I'm Matt Holzman with The Business Brief, a guide to what's happening in and around the business.
At the end of April, Disney, which owns ABC, announced that it would become a partner in the television web site Hulu. So now, Hulu has three of the four major networks on board, and they have those great commercials with Alec Baldwin. But does Hulu have a future?
If you haven't visited recently, Hulu makes it possible to sit on couch with your laptop and watch tons of stuff from the broadcast networks, cable networks like MTV and producers like Sony Pictures TV. It's generally user friendly and works pretty darn well. And for now, all the content is free. CBS, for it's part, has its own streaming service at TV.com.
Although NBC honcho Jeff Zucker recently announced that Hulu would be breaking even “soon,” that's really not saying much, considering that right now it seems like they don't pay anything for any of their content. But even if they manage to keep the venture from being a major money drain, the site will continue to trade network TV dollars for Internet dimes for the foreseeable future. It's actually Internet pennies, but dimes is more alliterative with dollars.
But you gotta' give ‘em credit. The networks are stepping valiantly out of their comfort zone and into an unknown future to avoid the mistakes of the past. No one – and I mean no one – has a bead on the Internet end game. Technology, the business environment and consumer behavior are changing so fast that even Merlin's crystal ball would be cloudy on this one. And so the networks have made this decision to go on-line even though they cant give show producers and advertisers any assurance that they know how they'll turn the whole deal into a moneymaker. They can't even promise that their web site won't steal viewers from their own advertisers on TV.
Which reminds me of when KCRW made its first foray onto the web. In the early ‘90's, I heard that our GM and management consultant were planning to spend money on a website, whatever that was. And I screamed but what was the business model? How are we going to make our money back? I have a degree in computer science, and our GM didn't even really use a computer at the time. But I was dead wrong. Though KCRW still have a business model on-line in the traditional sense, the web has expanded the awareness of the station dramatically, which in turn has brought the station more listeners, which in turn has brought in more subscriber revenue.
Now, I'm not saying that the TV people should hold a pledge drive. What I am saying that there is a business model out there even if the networks and advertisers don't know what it is. But to survive to see that day, the networks are going to have to be as bold in all parts of its business as they've been by stepping blindly into the on-line abyss. And they may have to change their thinking about their business altogether.
That may mean that they have to let go of the idea that a TV show has a set length. Or somehow meld TV shows with video games in some way. Maybe there will be game shows where the viewers are the contestants. I don't know the specifics, but I do know that TV people have to give up on the traditional idea of programming and scheduling and try something new. Another expensive one hour police procedural is just not going to cut it.

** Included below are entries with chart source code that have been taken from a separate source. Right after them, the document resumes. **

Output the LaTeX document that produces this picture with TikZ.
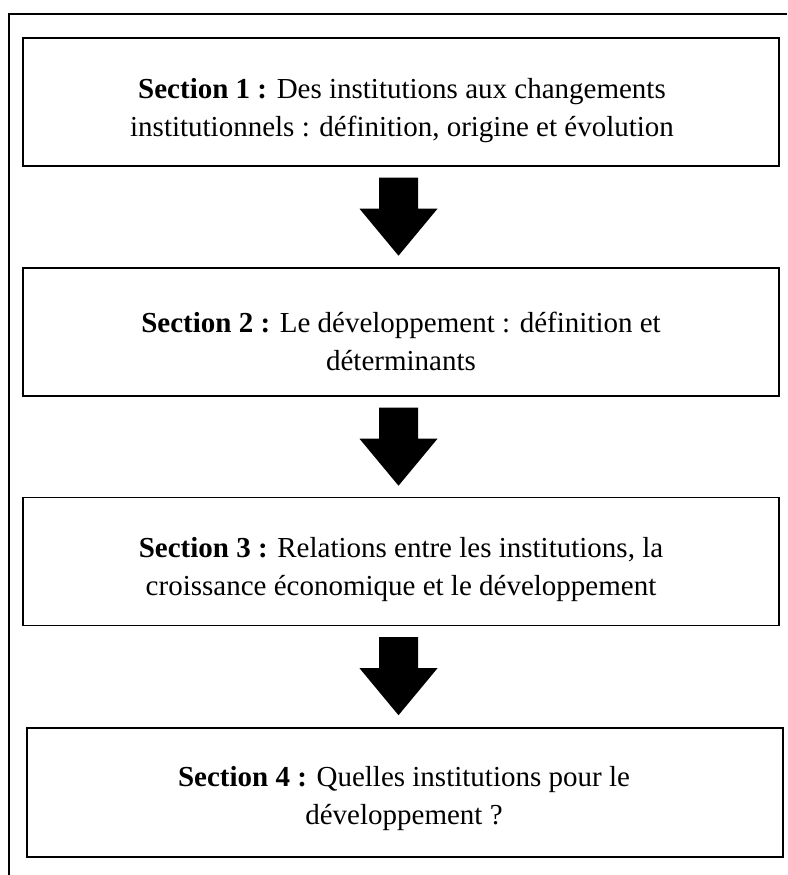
\documentclass[tikz,border=0pt]{standalone}
\usepackage{fontspec}
\setmainfont{Liberation Serif}
\usetikzlibrary{calc,positioning}

\begin{document}
\begin{tikzpicture}[x=1pt,y=1pt,
    boite/.style={draw,line width=1.4pt,minimum width=756pt,minimum height=128pt,inner sep=0pt},
    texte/.style={align=center,font=\fontsize{29}{38}\selectfont},
    fleche/.style={fill=black}]

  \useasboundingbox (0,0) rectangle (787,-875);

  %-------------------- cadre --------------------
  \draw[line width=1.4pt] (787,-14) -- (9,-14) -- (9,-875);

  %-------------------- sections --------------------
  \node[boite] (s1) at (401,-102) {};
  \node[boite] (s2) at (401,-332) {};
  \node[boite] (s3) at (401,-561.5) {};
  \node[boite,minimum height=129pt] (s4) at (405,-792.5) {};

  \node[texte] (t1) at ($(s1)+(1,-9)$)
    {\textbf{Section 1 :} Des institutions aux changements\\
     institutionnels : définition, origine et évolution};
  \node[texte] (t2) at ($(s2)+(0,-9)$)
    {\textbf{Section 2 :} Le développement : définition et\\
     déterminants};
  \node[texte] (t3) at ($(s3)+(0,-8)$)
    {\textbf{Section 3 :} Relations entre les institutions, la\\
     croissance économique et le développement};
  \node[texte] (t4) at ($(s4)+(-1,-6)$)
    {\textbf{Section 4 :} Quelles institutions pour le\\
     développement ?};

  %-------------------- flèches --------------------
  \foreach \a/\b in {s1/s2,s2/s3,s3/s4}{
    \fill[fleche] ($(\a.south)+(-22,-11)$) -- ++(39,0) -- ++(0,-31)
      -- ++(19.5,0) -- ++(-39,-47) -- ++(-39,47) -- ++(19.5,0) -- cycle;
  }

\end{tikzpicture}
\end{document}
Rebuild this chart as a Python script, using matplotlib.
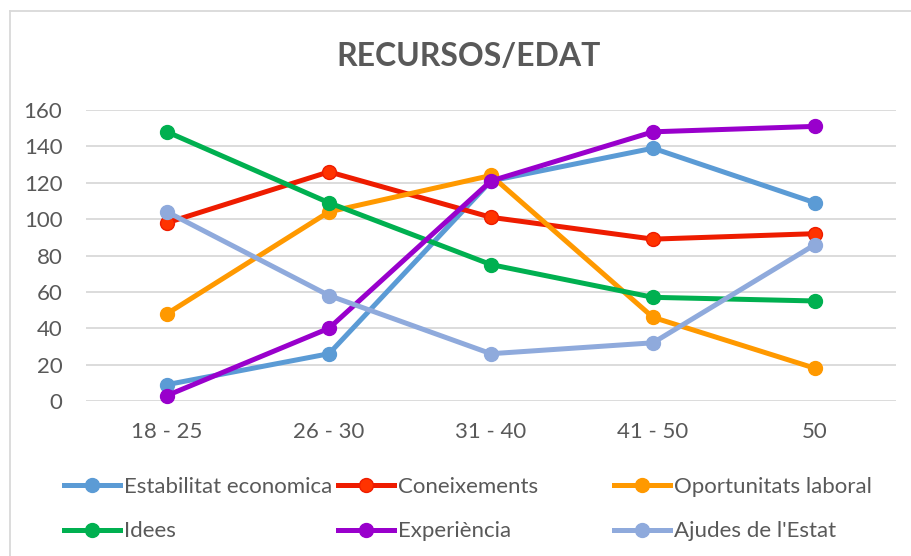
import matplotlib.pyplot as plt
from matplotlib.lines import Line2D

# data
age_groups = ['18 - 25', '26 - 30', '31 - 40', '41 - 50', '50']
estabilitat = [9, 26, 121, 139, 109]
coneixements = [98, 126, 101, 89, 92]
oportunitats = [48, 104, 124, 46, 18]
idees = [148, 109, 75, 57, 55]
experiencia = [3, 40, 121, 148, 151]
ajudes = [104, 58, 26, 32, 86]

series_names = ['Estabilitat economica', 'Coneixements', 'Oportunitats laboral',
                'Idees', 'Experiència', "Ajudes de l'Estat"]
series_values = [estabilitat, coneixements, oportunitats, idees, experiencia, ajudes]
colors = ['#5B9BD5', '#EE1C00', '#FF9900', '#00B050', '#9900CC', '#8FAADC']

plt.rcParams['font.family'] = ['Lato', 'DejaVu Sans']
text_color = '#595959'

fig = plt.figure(figsize=(9.12, 5.56), dpi=100)
ax = fig.add_axes([86 / 912, (556 - 401) / 556, 810 / 912, 291 / 556])

x = list(range(len(age_groups)))
handles = []
for name, vals, col in zip(series_names, series_values, colors):
    mfc = '#FF3300' if name == 'Coneixements' else col
    line, = ax.plot(x, vals, color=col, linewidth=3.6, marker='o', markersize=10,
                    markerfacecolor=mfc, markeredgecolor=col, markeredgewidth=1,
                    clip_on=False, zorder=3, label=name)
    handles.append(line)

ax.set_xlim(-0.5, len(age_groups) - 0.5)
ax.set_ylim(0, 160)
ax.set_yticks(range(0, 161, 20))
ax.set_xticks(x)
ax.set_xticklabels(age_groups)
ax.grid(axis='y', color='#D9D9D9', linewidth=1.3)
ax.set_axisbelow(True)
for s in ax.spines.values():
    s.set_visible(False)
ax.tick_params(axis='both', length=0, labelsize=16, labelcolor=text_color)
ax.tick_params(axis='x', pad=15)
ax.tick_params(axis='y', pad=17)

fig.text(469 / 912, 1 - 56 / 556, 'RECURSOS/EDAT', ha='center', va='center',
         fontsize=23, fontweight='bold', color=text_color)

# legend in three fixed-width columns like Excel
col_x = [64, 338, 614]
for i, cx in enumerate(col_x):
    hs = [handles[i], handles[i + 3]]
    leg = fig.legend(handles=hs, loc='upper left',
                     bbox_to_anchor=(cx / 912, 1 - 477 / 556),
                     frameon=False, fontsize=16, handlelength=2.5,
                     handletextpad=0.18, labelspacing=1.1, borderpad=0,
                     borderaxespad=0, markerscale=1.0)
    for t in leg.get_texts():
        t.set_color(text_color)

# chart border
fig.add_artist(Line2D([10 / 912, 10 / 912], [0, 1 - 11 / 556], color='#D9D9D9', linewidth=1.3))
fig.add_artist(Line2D([10 / 912, 1], [1 - 11 / 556, 1 - 11 / 556], color='#D9D9D9', linewidth=1.3))

fig.savefig('out.png', dpi=100, facecolor='white')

Perhaps most painfully, they may have to give up their main claim to fame: that they're still the single greatest aggregator of eyeballs for advertisers.
They really don't have much choice. Network TV audiences are dwindling at the hands of the web, video games, DVD's and cable balkanization. DVR's make skipping the ads easy. Add the downturn in the economy and the resulting decline in ad revenue and you have a perfect TV storm.
Actually, I guess they could do nothing, like the record business, which just stuck its head in the sand when things got bad and prayed that everything would work out. But that plan didn't turn out so well, did it.